* MATERIAL
■ ■ ■

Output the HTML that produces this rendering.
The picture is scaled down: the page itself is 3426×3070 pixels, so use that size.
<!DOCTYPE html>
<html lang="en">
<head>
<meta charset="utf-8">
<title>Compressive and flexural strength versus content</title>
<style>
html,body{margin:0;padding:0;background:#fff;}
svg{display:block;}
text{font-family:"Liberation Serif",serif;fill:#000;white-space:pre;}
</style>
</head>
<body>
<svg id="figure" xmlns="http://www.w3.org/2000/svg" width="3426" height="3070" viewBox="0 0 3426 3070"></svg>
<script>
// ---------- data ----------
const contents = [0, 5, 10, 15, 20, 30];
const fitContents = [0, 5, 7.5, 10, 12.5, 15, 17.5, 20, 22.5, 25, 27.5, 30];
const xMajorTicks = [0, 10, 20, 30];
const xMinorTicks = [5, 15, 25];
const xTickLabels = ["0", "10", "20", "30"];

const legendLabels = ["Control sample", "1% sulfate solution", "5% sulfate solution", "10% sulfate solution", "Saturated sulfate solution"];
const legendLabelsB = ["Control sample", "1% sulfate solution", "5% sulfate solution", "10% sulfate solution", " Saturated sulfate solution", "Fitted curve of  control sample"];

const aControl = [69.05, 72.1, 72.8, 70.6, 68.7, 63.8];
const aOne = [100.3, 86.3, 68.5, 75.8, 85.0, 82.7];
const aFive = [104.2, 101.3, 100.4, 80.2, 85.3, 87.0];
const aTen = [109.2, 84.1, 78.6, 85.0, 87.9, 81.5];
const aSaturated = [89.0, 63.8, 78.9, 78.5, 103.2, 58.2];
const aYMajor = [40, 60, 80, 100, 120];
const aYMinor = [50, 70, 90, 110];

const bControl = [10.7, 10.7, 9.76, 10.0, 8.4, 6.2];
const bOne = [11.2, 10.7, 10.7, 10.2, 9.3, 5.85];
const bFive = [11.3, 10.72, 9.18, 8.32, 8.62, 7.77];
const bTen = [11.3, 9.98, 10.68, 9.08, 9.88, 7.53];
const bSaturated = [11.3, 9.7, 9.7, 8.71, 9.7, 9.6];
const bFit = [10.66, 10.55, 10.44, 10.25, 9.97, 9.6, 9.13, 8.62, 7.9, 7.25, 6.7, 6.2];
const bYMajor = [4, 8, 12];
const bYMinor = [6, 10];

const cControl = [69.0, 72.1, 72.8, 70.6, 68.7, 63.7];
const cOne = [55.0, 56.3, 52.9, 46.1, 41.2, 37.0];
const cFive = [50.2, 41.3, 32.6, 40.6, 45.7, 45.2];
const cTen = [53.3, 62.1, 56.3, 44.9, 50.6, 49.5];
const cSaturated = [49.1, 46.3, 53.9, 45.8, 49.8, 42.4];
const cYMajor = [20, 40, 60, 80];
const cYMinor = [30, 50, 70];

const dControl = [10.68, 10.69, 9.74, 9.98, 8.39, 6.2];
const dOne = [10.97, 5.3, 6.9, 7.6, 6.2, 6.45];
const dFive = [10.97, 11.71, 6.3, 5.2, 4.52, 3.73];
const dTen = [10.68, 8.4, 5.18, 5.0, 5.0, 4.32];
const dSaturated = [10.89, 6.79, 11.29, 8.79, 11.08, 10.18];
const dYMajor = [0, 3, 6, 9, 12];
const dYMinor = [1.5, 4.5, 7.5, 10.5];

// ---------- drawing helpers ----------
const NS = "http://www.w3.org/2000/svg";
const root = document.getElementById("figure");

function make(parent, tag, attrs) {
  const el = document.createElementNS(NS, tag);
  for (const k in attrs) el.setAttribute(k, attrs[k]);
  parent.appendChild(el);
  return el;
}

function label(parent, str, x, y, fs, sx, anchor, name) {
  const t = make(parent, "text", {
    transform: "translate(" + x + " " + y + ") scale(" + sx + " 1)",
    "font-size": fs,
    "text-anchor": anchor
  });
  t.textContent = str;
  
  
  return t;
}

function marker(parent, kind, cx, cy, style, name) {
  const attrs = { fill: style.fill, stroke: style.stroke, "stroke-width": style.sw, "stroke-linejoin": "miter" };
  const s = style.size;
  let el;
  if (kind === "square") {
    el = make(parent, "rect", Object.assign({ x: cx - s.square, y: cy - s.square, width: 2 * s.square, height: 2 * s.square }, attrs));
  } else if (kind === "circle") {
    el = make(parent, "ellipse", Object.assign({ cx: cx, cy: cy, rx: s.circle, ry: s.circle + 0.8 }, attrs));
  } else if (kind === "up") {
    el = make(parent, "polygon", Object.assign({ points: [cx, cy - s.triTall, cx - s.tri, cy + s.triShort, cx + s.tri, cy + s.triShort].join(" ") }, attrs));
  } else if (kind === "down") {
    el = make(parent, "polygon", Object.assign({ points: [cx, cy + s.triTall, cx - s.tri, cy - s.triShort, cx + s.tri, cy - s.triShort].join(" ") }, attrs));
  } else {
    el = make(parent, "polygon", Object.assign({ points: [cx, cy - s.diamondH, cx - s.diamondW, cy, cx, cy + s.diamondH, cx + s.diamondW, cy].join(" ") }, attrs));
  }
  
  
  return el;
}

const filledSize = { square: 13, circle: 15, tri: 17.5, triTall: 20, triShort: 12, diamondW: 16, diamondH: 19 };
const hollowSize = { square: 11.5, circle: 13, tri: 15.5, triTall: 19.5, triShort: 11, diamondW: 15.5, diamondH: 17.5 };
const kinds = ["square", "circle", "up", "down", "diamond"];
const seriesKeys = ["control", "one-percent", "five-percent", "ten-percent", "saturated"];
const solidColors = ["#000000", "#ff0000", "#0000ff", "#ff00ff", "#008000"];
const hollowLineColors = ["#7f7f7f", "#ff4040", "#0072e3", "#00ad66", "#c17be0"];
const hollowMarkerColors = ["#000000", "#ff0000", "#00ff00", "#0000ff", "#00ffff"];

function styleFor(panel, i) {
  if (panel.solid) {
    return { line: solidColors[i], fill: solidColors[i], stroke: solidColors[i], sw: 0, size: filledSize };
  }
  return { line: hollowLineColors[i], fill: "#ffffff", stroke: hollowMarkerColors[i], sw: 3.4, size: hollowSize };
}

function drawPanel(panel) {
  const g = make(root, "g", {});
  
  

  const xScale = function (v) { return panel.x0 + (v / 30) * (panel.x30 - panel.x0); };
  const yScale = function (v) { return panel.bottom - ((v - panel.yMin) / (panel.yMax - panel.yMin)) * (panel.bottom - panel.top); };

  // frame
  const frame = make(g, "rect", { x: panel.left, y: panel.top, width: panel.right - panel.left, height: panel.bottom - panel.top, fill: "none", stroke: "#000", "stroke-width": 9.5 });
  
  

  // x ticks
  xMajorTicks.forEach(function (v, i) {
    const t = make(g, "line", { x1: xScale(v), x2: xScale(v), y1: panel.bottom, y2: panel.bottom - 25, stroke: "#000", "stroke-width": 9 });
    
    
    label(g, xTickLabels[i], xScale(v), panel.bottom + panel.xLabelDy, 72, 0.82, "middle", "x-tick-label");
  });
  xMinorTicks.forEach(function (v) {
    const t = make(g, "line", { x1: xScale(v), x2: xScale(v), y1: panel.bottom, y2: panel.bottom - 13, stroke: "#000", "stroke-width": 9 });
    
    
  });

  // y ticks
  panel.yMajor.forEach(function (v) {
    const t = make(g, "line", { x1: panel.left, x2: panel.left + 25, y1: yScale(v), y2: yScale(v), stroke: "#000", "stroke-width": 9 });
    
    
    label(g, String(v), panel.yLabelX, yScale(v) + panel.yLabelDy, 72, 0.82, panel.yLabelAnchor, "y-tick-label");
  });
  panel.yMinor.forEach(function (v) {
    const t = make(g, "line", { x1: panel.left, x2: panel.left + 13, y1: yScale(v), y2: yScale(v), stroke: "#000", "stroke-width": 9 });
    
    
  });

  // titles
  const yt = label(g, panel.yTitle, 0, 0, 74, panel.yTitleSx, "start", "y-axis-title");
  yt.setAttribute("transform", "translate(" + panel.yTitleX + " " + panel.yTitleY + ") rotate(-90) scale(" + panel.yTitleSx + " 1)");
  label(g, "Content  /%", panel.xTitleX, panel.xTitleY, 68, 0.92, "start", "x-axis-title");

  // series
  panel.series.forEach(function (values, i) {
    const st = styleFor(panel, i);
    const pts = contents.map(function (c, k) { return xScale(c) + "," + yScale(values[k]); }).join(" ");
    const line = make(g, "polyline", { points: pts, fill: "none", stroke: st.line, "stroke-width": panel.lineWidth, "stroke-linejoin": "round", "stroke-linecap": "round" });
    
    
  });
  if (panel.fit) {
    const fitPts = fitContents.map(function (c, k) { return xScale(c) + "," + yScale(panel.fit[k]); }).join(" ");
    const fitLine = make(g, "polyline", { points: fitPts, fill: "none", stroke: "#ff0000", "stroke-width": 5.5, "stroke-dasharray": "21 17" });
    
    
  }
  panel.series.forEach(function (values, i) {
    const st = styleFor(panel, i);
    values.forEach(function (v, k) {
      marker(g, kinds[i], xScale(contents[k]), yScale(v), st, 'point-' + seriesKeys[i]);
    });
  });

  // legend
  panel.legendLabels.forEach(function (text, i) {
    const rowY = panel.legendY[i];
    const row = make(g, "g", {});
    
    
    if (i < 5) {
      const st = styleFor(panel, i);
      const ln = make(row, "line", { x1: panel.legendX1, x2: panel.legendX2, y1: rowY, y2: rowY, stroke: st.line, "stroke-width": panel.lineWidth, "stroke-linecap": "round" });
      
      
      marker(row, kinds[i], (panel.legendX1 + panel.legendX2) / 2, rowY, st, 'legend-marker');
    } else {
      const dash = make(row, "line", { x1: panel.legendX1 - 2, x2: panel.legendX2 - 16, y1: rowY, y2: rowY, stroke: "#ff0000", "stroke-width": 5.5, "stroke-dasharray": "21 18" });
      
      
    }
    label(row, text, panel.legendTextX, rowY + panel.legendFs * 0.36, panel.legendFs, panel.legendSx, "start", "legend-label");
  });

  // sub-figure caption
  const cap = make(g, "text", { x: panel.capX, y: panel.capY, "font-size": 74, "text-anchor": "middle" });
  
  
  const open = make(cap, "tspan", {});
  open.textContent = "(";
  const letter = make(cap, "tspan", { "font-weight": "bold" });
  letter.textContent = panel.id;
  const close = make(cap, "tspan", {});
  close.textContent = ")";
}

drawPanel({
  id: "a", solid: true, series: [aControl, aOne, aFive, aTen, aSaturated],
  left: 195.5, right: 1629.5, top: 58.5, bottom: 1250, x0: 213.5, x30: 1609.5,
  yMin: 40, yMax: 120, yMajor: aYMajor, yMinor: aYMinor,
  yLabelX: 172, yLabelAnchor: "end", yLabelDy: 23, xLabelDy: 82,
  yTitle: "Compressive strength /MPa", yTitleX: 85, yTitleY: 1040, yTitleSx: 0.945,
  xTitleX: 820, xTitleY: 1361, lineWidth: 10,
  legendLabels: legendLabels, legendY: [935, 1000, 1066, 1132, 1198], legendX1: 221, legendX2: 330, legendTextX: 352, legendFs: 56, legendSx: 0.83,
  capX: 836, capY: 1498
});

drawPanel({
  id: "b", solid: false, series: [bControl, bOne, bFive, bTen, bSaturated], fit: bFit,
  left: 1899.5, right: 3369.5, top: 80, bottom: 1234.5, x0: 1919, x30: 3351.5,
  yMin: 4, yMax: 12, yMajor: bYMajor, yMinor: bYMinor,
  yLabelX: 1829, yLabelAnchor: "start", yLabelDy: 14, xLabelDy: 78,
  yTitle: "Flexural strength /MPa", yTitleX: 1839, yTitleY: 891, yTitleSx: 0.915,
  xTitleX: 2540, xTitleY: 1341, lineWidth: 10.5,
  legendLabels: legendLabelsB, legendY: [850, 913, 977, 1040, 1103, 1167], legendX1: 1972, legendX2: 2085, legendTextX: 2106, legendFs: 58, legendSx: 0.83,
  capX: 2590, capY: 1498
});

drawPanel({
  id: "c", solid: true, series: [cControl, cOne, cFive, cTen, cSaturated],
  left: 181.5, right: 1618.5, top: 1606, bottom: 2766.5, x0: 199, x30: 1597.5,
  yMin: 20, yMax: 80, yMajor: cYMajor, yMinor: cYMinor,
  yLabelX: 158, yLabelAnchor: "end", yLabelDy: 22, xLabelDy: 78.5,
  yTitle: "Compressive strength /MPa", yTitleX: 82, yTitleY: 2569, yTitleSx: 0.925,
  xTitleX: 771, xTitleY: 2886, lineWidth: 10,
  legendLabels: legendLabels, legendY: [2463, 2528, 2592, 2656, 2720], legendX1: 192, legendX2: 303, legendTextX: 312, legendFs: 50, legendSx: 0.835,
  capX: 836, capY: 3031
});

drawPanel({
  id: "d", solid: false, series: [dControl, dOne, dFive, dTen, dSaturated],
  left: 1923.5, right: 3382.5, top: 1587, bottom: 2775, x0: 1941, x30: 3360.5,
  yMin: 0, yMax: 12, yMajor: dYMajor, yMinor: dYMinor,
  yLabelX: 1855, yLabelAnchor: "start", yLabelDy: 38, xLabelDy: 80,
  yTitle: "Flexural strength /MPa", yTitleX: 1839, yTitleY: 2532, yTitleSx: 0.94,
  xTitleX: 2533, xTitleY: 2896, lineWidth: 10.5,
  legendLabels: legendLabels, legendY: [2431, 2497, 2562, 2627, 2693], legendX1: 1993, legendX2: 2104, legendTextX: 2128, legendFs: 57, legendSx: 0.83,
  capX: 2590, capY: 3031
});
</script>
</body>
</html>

■ ■ ■

Restate, word for word and with nothing added, the lines from the first line of the listing through the one where "const bYMinor = [6, 10];" stands.

* REPLY TO THE EXERCISE
Output the HTML that produces this rendering.
The picture is scaled down: the page itself is 3426×3070 pixels, so use that size.
<!DOCTYPE html>
<html lang="en">
<head>
<meta charset="utf-8">
<title>Compressive and flexural strength versus content</title>
<style>
html,body{margin:0;padding:0;background:#fff;}
svg{display:block;}
text{font-family:"Liberation Serif",serif;fill:#000;white-space:pre;}
</style>
</head>
<body>
<svg id="figure" xmlns="http://www.w3.org/2000/svg" width="3426" height="3070" viewBox="0 0 3426 3070"></svg>
<script>
// ---------- data ----------
const contents = [0, 5, 10, 15, 20, 30];
const fitContents = [0, 5, 7.5, 10, 12.5, 15, 17.5, 20, 22.5, 25, 27.5, 30];
const xMajorTicks = [0, 10, 20, 30];
const xMinorTicks = [5, 15, 25];
const xTickLabels = ["0", "10", "20", "30"];

const legendLabels = ["Control sample", "1% sulfate solution", "5% sulfate solution", "10% sulfate solution", "Saturated sulfate solution"];
const legendLabelsB = ["Control sample", "1% sulfate solution", "5% sulfate solution", "10% sulfate solution", " Saturated sulfate solution", "Fitted curve of  control sample"];

const aControl = [69.05, 72.1, 72.8, 70.6, 68.7, 63.8];
const aOne = [100.3, 86.3, 68.5, 75.8, 85.0, 82.7];
const aFive = [104.2, 101.3, 100.4, 80.2, 85.3, 87.0];
const aTen = [109.2, 84.1, 78.6, 85.0, 87.9, 81.5];
const aSaturated = [89.0, 63.8, 78.9, 78.5, 103.2, 58.2];
const aYMajor = [40, 60, 80, 100, 120];
const aYMinor = [50, 70, 90, 110];

const bControl = [10.7, 10.7, 9.76, 10.0, 8.4, 6.2];
const bOne = [11.2, 10.7, 10.7, 10.2, 9.3, 5.85];
const bFive = [11.3, 10.72, 9.18, 8.32, 8.62, 7.77];
const bTen = [11.3, 9.98, 10.68, 9.08, 9.88, 7.53];
const bSaturated = [11.3, 9.7, 9.7, 8.71, 9.7, 9.6];
const bFit = [10.66, 10.55, 10.44, 10.25, 9.97, 9.6, 9.13, 8.62, 7.9, 7.25, 6.7, 6.2];
const bYMajor = [4, 8, 12];
const bYMinor = [6, 10];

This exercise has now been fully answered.